Summary of Chapter 8: The Role of the Intellectual and the Scientist
Despite the title, this very short chapter is less about a proposed role for “the Intellectual and the Scientist,” than a general bemoaning of the conditions of intellectuals in mid-20th century America. Starting with the ultra-cyberneticist assertion that “the integrity of the channels of internal communication is essential to the welfare of society” (131), Wiener describes the forces which have undermined this internal communication – first off, the growing cost of communication which has led to a decline in small newspapers and publishers, and the growth of a bland movie industry which cares only if its movies will sell widely, not if they are any good. This is also true in radio, tv, and books:
More and more we must accept a standardized inoffensive and insignificant product which, like the white bread of the bakeries, is made rather for its keeping and selling properties than for its food value. (132)
This is fundamentally an external handicap of modern communication, but it is paralleled by another which gnaws from within. This is the cancer of creative narrowness and feebleness.
[Presumably by "external handicap" he means this is not an inherent aspect of the technology itself, but of [capitalism]. Any to this "external handicap" is added a "cancer of creative narrowness and feebleness."] He blames the education system; also the lack of the apprentice systems which existed in the past [Braverman would have some choice comments in this regard, but Wiener seems to be referring specifically to communication arts]. So anyway the regular university education is insufficient, and the apprenticeships are gone, so higher degrees like the PhD are increasingly required to gain a basically sufficient training; this leads to careerists pursing scientific and academic careers, resulting in an overall debasement of intellectual production. Once upon a time, apparently, “the artist, the writer, and the scientist should be moved by such an irresistible impulse to create that, even if they were not being paid for their work, they would be willing to pay to get the chance to do it;” [which sounds like a description of the wealthy gentleman scientists of the past] but now these fields have been institutionalized, and careerists pursue these fields for their prestige, rather than out of the "irresistable impulse.” They produce inferior work, because they are dilettantish and undirected, and don't passionately pursue whatever research they desire; instead big business finds tasks for them.
Heaven save us from the first novels which are written because a young man desires the prestige of being a novelist rather than because he has something to say! Heaven save us likewise from the mathematical papers which are correct and elegant but without body or spirit. (134)
This is essentially noise:
In other words, when there is communication without need for communication, merely so that someone may earn the social and intellectual prestige of becoming a priest of communication, the quality and communicative value of the message drop like a plummet.
[Of course, how is the worthy communication to be told from the unworthy?

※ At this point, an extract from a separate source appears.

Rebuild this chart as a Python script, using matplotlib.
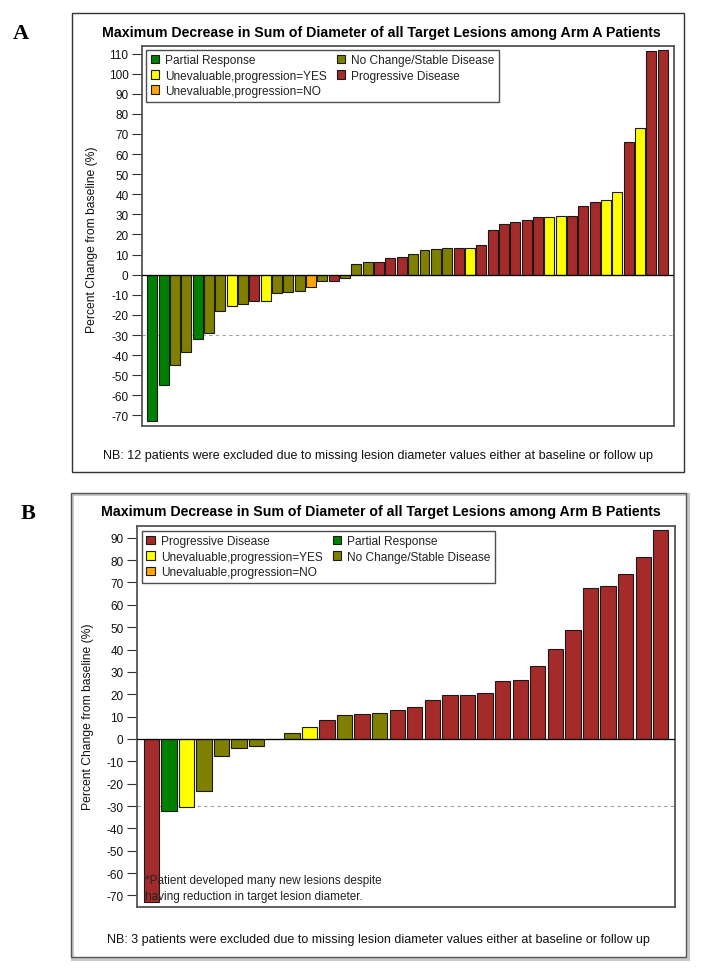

This may seem like an attack against the ivory tower; but Wiener, the highly influential MIT professor, is in fact at the height of that tower and is actually criticizing people below him, trying to climb the ladder.]
Wiener spends some paragraphs dismissing the abstract art of his day, which he thinks is an example of banality rather than creativity [and though it is fun and easy to bash on abstract expressionism, to simply dismiss it like this shows the foolishness of Wiener’s attempt to draw a line between worthy and unworthy acts of creation]. He gives some remarks on “beauty,” in a clear reaction to ab-ex:
No school has a monopoly on beauty. Beauty, like order, occurs in many places in this world, but only as a local and temporary fight against the Niagara of increasing entropy. (134)
[Fitting as it is to puncture the arrogant claims of the ab-ex movement to such a monopoly, Wiener himself limits “beauty” to the side of order against entropy; has he thought this through for more than a second?] There is a nice point in which he refers to himself as a "scientific artist" in contrast to a "conventional artist" so he is arguing that all these creative intellectual pursuits are "arts" (135).
What sometimes enrages me and always disappoints and grieves me is the preference of great schools of learning for the derivative as opposed to the original, for the conventional and thin which can be duplicated in many copies rather than the new and powerful, and for arid correctness and limitation of scope and method rather than for universal newness and beauty, wherever it may be seen. (135)
[What solution does Wiener propose? And doesn’t the behavior he is criticizing, in fact demonstrate the validity of his overall cybernetic theory? Surely bureaucratic institutions operate under the same basic assumptions he does: that they have to maintain order against the evil of chaos. But where else does this "beauty" and "newness" come from? Where does his whole valuation of beauty and newness, and relativity, fit within his essentially conservative scheme of maintaining order against inevitable entropy? Here would be a place for him to talk about the usefulness of entropy and chaos, as something to be brought into order and made productive (aka "the uses of disorder" a la Sennett). But I don't see him doing this here.]